One of Maine’s most iconic brands — natural spring water bottling company Poland Spring, which has a 178-year heritage in Maine, is currently facing a number of bills that would severely restrict its business and the availability of its products. One proposal is essentially a de facto ban on bottled water in retail establishments, while another restricts Poland Spring from partnering with local water authorities.

One bill, LD 854, would impose a water withdrawal tax only on Poland Spring, because of its size, and not any other bottled water company. This proposed tax, which would total $50 million annually, would be nearly equivalent to Poland Spring’s entire Maine payroll for 900 employees — leaving the company’s future in Maine and the existence of these well-paying, clean manufacturing jobs highly uncertain.

At Maine’s State House and beyond, it is important to understand that Poland Spring, like all water bottlers, is highly regulated at the local, state and federal levels. Poland Spring is permitted by Maine’s Department of Environmental Protection and regulated by the Maine Public Utilities Commission, the state’s drinking water program, the U.S. Food and Drug Administration and the U.S. Environmental Protection Agency under the U.S. Clean Water Act

It also should be noted that, combined, all Maine water bottling companies account for less than 1 percent of the water withdrawn from Maine.

LD 854 singles out a sustainable Maine business that, at its core, is a highly responsible water steward.

Poland Spring’s experienced and dedicated team of scientists consistently and carefully monitor all 10 of the company’s springs to ensure water withdrawals are sustainable and do not harm the environment. Poland Spring — and Maine’s economy — depend on a healthy, thriving environment.

Since it was founded in 1845, Poland Spring has been instrumental in expanding Maine’s economy, creating jobs and driving future growth. The Poland Spring plant in Kingfield is a perfect example of how the investment in a bottling plant adds to the vibrancy of the community, creating well-paying jobs with benefits and steady tax revenue for the town.

Additionally, over the last decade, Poland Spring has donated more than $10 million to support education, conservation and other local causes in Maine communities, including The Ecology School and The Dempsey Center.
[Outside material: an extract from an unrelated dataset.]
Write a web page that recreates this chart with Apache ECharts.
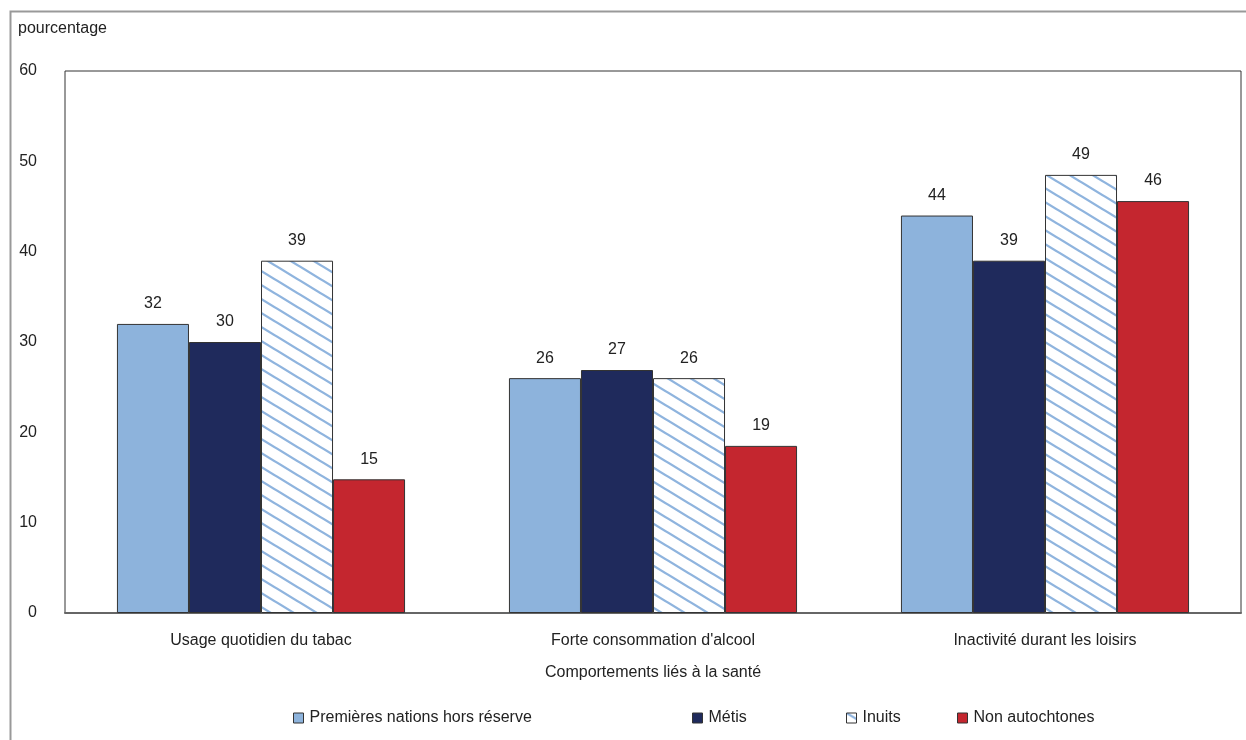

Last year, Poland Spring donated 1 million bottles of water and $1 million to Maine nonprofits in need. That’s exactly the kind of business we want in Maine — the kind that gives back.

The chamber is proud to represent and stand behind Poland Spring and its exemplary environmental stewardship and enormous contributions to Maine’s economy and communities.

The Maine State Chamber of Commerce strongly urges legislators to oppose LD 854 and all other bills that would negatively impact Poland Spring, the livelihood of its 900 Maine employees and our state’s economy. As a state, we must do all we can to support the great businesses we have here like Poland Spring and strengthen Maine’s reputation as a great place to live, work and do business.